In testing on Delhi Metro and open-plan offices, colleagues sitting beside the reviewer could not read screen content when Privacy Display was active. The feature works consistently in indoor lighting. Trade-offs include softer text resolution and narrower viewing angles in standard mode.
Is the Samsung Galaxy S26 Ultra charger included in the box?
No. Samsung does not include a charger with the S26 Ultra in India. A compatible 60W Samsung charger costs ₹3,999 in India. Wireless chargers supporting between 15W-25W are available for ₹4,999.
How long will the Samsung Galaxy S26 Ultra receive software updates?
Samsung commits to security updates until February 2033, providing seven years of security patches from launch. This is the longest software support commitment in the Android market currently.
How does the Samsung Galaxy S26 Ultra camera compare to iPhone 17 Pro Max?
The S26 Ultra’s 200MP main sensor performs well in daylight and low light.

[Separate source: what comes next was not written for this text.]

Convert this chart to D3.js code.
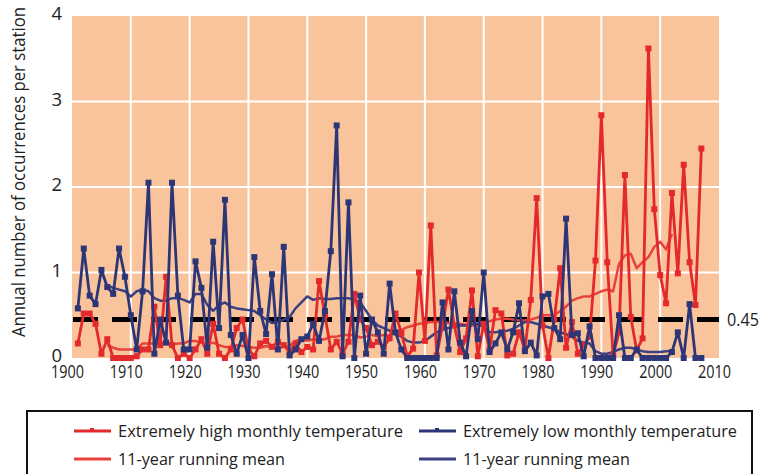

However, the ultrawide camera underperforms against the iPhone 17 Pro Max in low-light conditions. The iPhone also produces better video stabilisation for moving shots.
What is the price of the Samsung Galaxy S26 Ultra in India?
The Galaxy S26 Ultra starts at ₹1,39,999 for the 12GB/256GB variant, ₹1,59,999 for 12GB/512GB, and ₹1,89,999 for 16GB/1TB.
Is the Samsung Galaxy S26 Ultra good for photography?
The 200MP main camera performs strongly with detailed daylight shots, accurate colours, and good dynamic range. The telephoto cameras also perform well, but the 50MP ultrawide camera is a weak point, showing visible distortion and softer corners compared to the main sensor.